Biomass & Bioenergy, Vol.30, No.6, 584-591, 2006
Energetic and economic feasibility associated with the production, processing, and conversion of beef tallow to a substitute diesel fuel
This study investigates the resource availability, energetic efficiency, and economic feasibility of converting edible and inedible beef tallow into biodiesel, a substitute diesel fuel. A resource assessment of edible and inedible beef tallow generation in the United States was performed for the period of 1997-2001. At that time, an average of more than 1.8 Mt (4 billion pounds) of edible and inedible tallow were generated each year in the 11 largest commercial cattle slaughtering states, which would equate to more than 2.08 GL (551 million gallons) of biodiesel (similar to 1% of the total US distillate consumption). Tallow is a by-product of our meat production and processing system, which complicates its energy and economic analysis. Although tallow is available in significant quantities at relatively low cost, it is not intentionally produced as a feedstock for biodiesel.
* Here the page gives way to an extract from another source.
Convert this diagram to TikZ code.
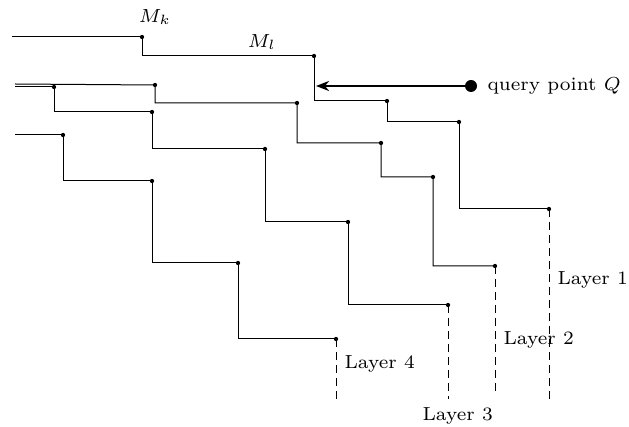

Because of this uncertainty, energetic (energy ratio) and economic (production cost per gallon) feasibilities were estimated for three different system boundaries: (1) conversion of tallow by a continuous-flow transesterification process only with co-product (glycerin) credit, (2) rendering plant operations plus tallow transesterification, and (3) growth and maintenance of the beef animal from conception through rendering and transesterification. Energy ratios varied from 17.29 to 0.81 within the three system boundaries based on various assignments of the co-product energy credit for glycerin. Cost-sensitivity analyses were performed to determine the effect of feedstock cost and by-product (glycerin) credit on biodiesel cost. Feedstock cost had the greatest impact, while by-product credit effect was minimal. Cost of production ranged from $0.22 to $0.63 L-1 ($0.82-$2.38 gallon(-1)) produced. (c) 2006 Published by Elsevier Ltd.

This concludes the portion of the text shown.